North Shore Journal: Part Two
I lied. I did put some color in here, but the idea is the same. Like I said in the first post about this project, my underlying theme was 35mm black and white. But, each year I would choose another side project, native to a different format and concept.
You ever hear of the term “The Salt Line?” Well, the salt line is what you cross when you are driving near the ocean and suddenly you can smell the salt, the water and the tide. This is a critically important line. It is said that in places like Mississippi and Louisiana that the entire culture changes when you cross this line. I believe it, I really do.
So after returning to Hawaii over and over I began to notice a few things, and I began to notice them first in myself. Life was stressful at that time, just as it is now, so when I would exit the plane in Honolulu I could FEEL my body begin to relax. Even though the work ahead of me was considerable, it was different. I would exit the plane, rent a car, drive north and enter my home away from home, the Turtle Bay. I would grab my suit, my flip flops and I would walk to the waters edge and just stare. I would stop. I would freeze. And I was not alone.
I realized that the salt line in Hawaii represented something very dramatic. It meant everything. I began to track hotel newcomers as they arrived then jettisoned their bags and did the exact same thing I did. They would stagger to the waters edge and lust after something they couldn’t find back home…..peace. It was precisely this reason I made these images. I spent an entire trip wandering the salt line area looking for people, for things that represented this place. I wanted you to feel what I felt, what these other folks felt.
To do this I needed to choose a technique that would assist me in my quest. What struck me at the time was to make images that looked like charcoal sketches(I have zero ability to actually make them with charcoal.) Problem was I didn’t know how to do this. So, I started testing. And I tested. And tested. And finally I found a way. This was the fun part folks, especially when you consider it was film based testing, meaning it was SLOW. I wasn’t sitting at a computer “playing around.” I was torturing myself. I ended up with the Hasselblad and after landing on Oahu I started in.

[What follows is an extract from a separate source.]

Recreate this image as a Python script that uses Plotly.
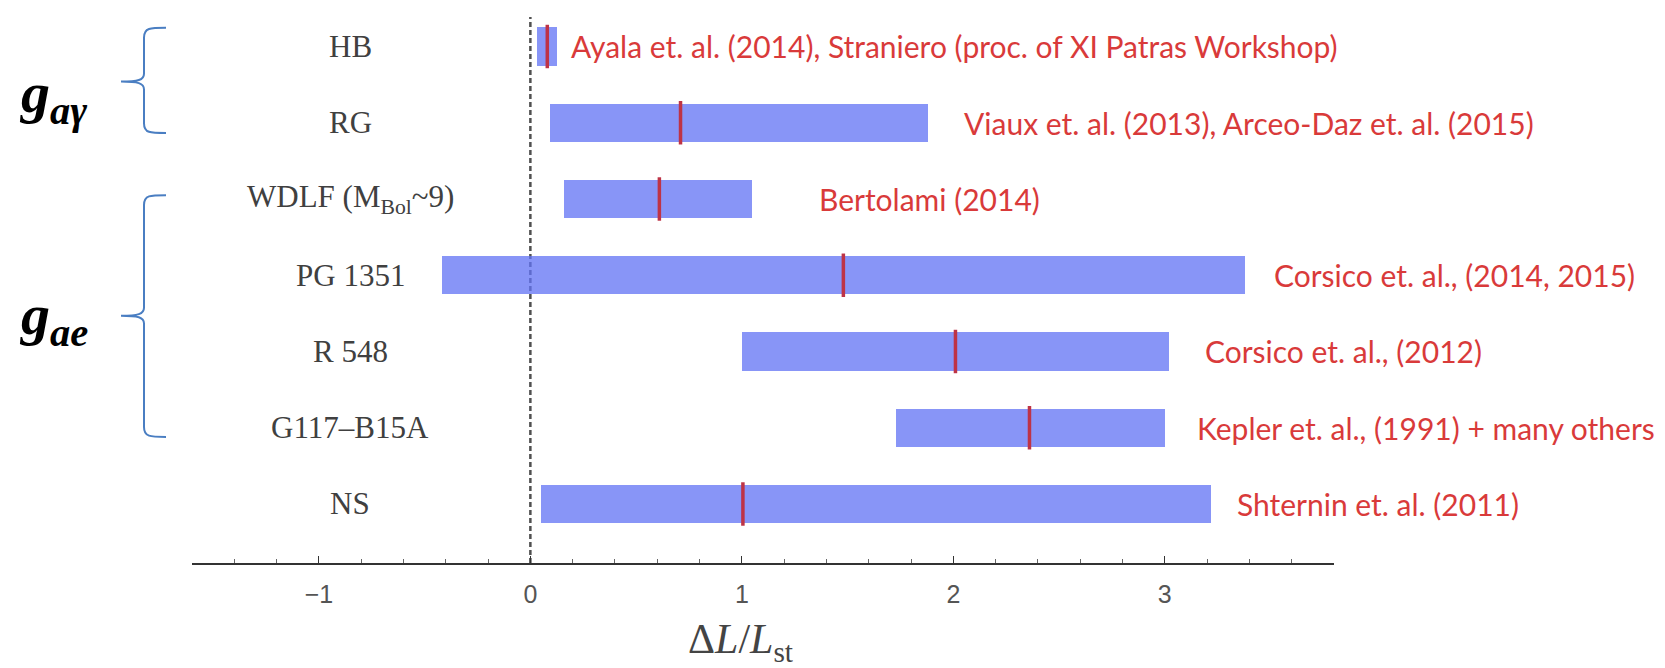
import plotly.graph_objects as go

# ---------------- data ----------------
labels = ["HB", "RG", "WDLF (M<sub>Bol</sub>~9)", "PG 1351", "R 548", "G117–B15A", "NS"]
low = [0.03, 0.095, 0.16, -0.42, 1.0, 1.73, 0.05]
high = [0.125, 1.88, 1.05, 3.38, 3.02, 3.0, 3.22]
central = [0.08, 0.71, 0.61, 1.48, 2.01, 2.36, 1.005]
refs = [
    "Ayala et. al. (2014), Straniero (proc. of XI Patras Workshop)",
    "Viaux et. al. (2013), Arceo-Daz et. al. (2015)",
    "Bertolami (2014)",
    "Corsico et. al., (2014, 2015)",
    "Corsico et. al., (2012)",
    "Kepler et. al., (1991) + many others",
    "Shternin et. al. (2011)",
]
tick_vals = [-1, 0, 1, 2, 3]
x_title = "Δ<i>L</i>/<i>L</i><sub>st</sub>"
groups = ["g<sub>aγ</sub>", "g<sub>ae</sub>"]

# ---------------- layout helpers (positions / styles, not data) ----------------
W, H = 1665, 668
ref_x = [0.185, 2.04, 1.355, 3.505, 3.18, 3.145, 3.33]   # left edge of reference texts (data units)
rows = list(range(len(labels)))


def px(x):
    return x / W


def py(y):
    return 1 - y / H


BAR = "rgba(98,116,244,0.76)"
RED = "#BE3346"
TXT = "#D93A3A"

fig = go.Figure()
fig.add_trace(go.Bar(
    y=rows, x=[h - l for l, h in zip(low, high)], base=low,
    orientation="h", width=0.5,
    marker=dict(color=BAR, line=dict(width=0)),
    hoverinfo="skip", showlegend=False,
))

# central values as short red vertical segments
sx, sy = [], []
for r, c in zip(rows, central):
    sx += [c, c, None]
    sy += [r - 0.285, r + 0.285, None]
fig.add_trace(go.Scatter(x=sx, y=sy, mode="lines",
                         line=dict(color=RED, width=3.5),
                         hoverinfo="skip", showlegend=False))

ann = []
for r, lab in zip(rows, labels):
    ann.append(dict(x=px(350), xref="paper", y=r, yref="y", text=lab,
                    showarrow=False, xanchor="center", yanchor="middle",
                    font=dict(family="Liberation Serif", size=31, color="#404040")))
for r, t, xx in zip(rows, refs, ref_x):
    ann.append(dict(x=xx, xref="x", y=r, yref="y", text=t,
                    showarrow=False, xanchor="left", yanchor="middle",
                    font=dict(family="Lato", size=30, color=TXT)))

# group labels
g_pos = [0.65, 3.57]
for g, yy in zip(groups, g_pos):
    ann.append(dict(x=px(17), xref="paper", y=yy, yref="y", text="<b><i>" + g + "</i></b>",
                    showarrow=False, xanchor="left", yanchor="middle",
                    font=dict(family="Liberation Serif", size=58, color="black")))

# x-axis title
ann.append(dict(x=px(740), xref="paper", y=py(642), yref="paper", text=x_title,
                showarrow=False, xanchor="center", yanchor="middle",
                font=dict(family="Liberation Serif", size=42, color="#444")))

shapes = [dict(type="line", xref="x", yref="y domain", x0=0, x1=0, y0=0, y1=1,
               line=dict(color="#505050", width=2.5, dash="5px,3px"), layer="below")]


def brace(top, mid, bot):
    xa, xv, xt = px(166), px(144), px(121)
    d = 0.13
    return (f"M {xa},{top} C {px(150)},{top} {xv},{top} {xv},{top + d} "
            f"L {xv},{mid - d * 0.8} C {xv},{mid - 0.02} {px(138)},{mid} {xt},{mid} "
            f"C {px(138)},{mid} {xv},{mid + 0.02} {xv},{mid + d * 0.8} "
            f"L {xv},{bot - d} C {xv},{bot} {px(150)},{bot} {xa},{bot}")


for (t, m, b) in [(-0.245, 0.46, 1.135), (1.95, 3.53, 5.12)]:
    shapes.append(dict(type="path", xref="paper", yref="y", path=brace(t, m, b),
                       line=dict(color="#4A7EC2", width=2)))

y_top_px, y_bot_px, r0_px, step_px = 17, 563, 46.5, 76.25

fig.update_layout(
    width=W, height=H, margin=dict(l=0, r=0, t=0, b=0),
    paper_bgcolor="white", plot_bgcolor="white",
    annotations=ann, shapes=shapes, bargap=0,
    xaxis=dict(domain=[px(192), px(1334)], range=[-1.6, 3.8],
               tickvals=tick_vals, ticks="inside", ticklen=7, tickwidth=1.3,
               tickcolor="#333", showline=True, linecolor="#333", linewidth=1.8,
               showgrid=False, zeroline=False, ticklabelstandoff=8,
               tickfont=dict(family="Liberation Sans", size=25, color="#555"),
               minor=dict(dtick=0.2, tick0=0, ticks="inside", ticklen=4,
                          tickcolor="#666", tickwidth=1, showgrid=False)),
    yaxis=dict(domain=[py(y_bot_px), py(y_top_px)],
               range=[(y_bot_px - r0_px) / step_px, (y_top_px - r0_px) / step_px],
               showticklabels=False, showgrid=False, zeroline=False,
               showline=False, ticks=""),
)

fig.write_html("out.html")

I realized the power of the salt line transcended sport, development and my own brain. I saw things I never noticed before. One long exposure at a time. Working this way forced me to think, to really think, about what I was doing, what I was including. I also honed my technique, adding wrinkle after wrinkle, taking insane photographic chances like spending a half day doing one exposure then blowing it at the last minute. I didn’t care because I believed in where I was heading. And I had the Mai Tai waiting at the Turtle Bay. Just kidding.
You see, this is what pure photography is about for me. It’s about time. It’s about focus. It’s about working toward a greater good in some odd way. And I don’t mean greater good in the world. I mean a totally selfish greater good of trying to make insanely good photos. I fail most of the time. That is probably pretty obvious.
This salt line project will continue. Perhaps not in Hawaii, but it will continue. I have a current project that focuses on this area, but not in quite the same way. I sometimes dream about living on the North Shore, at least part time, or going even further and going off the grid in Kauai, trying to find a place that is all about not being found. I dream, but I think someday it will be a reality. You will hear from me no more, you will see me no more, but if you walk to the waters edge and relax….maybe we can still connect.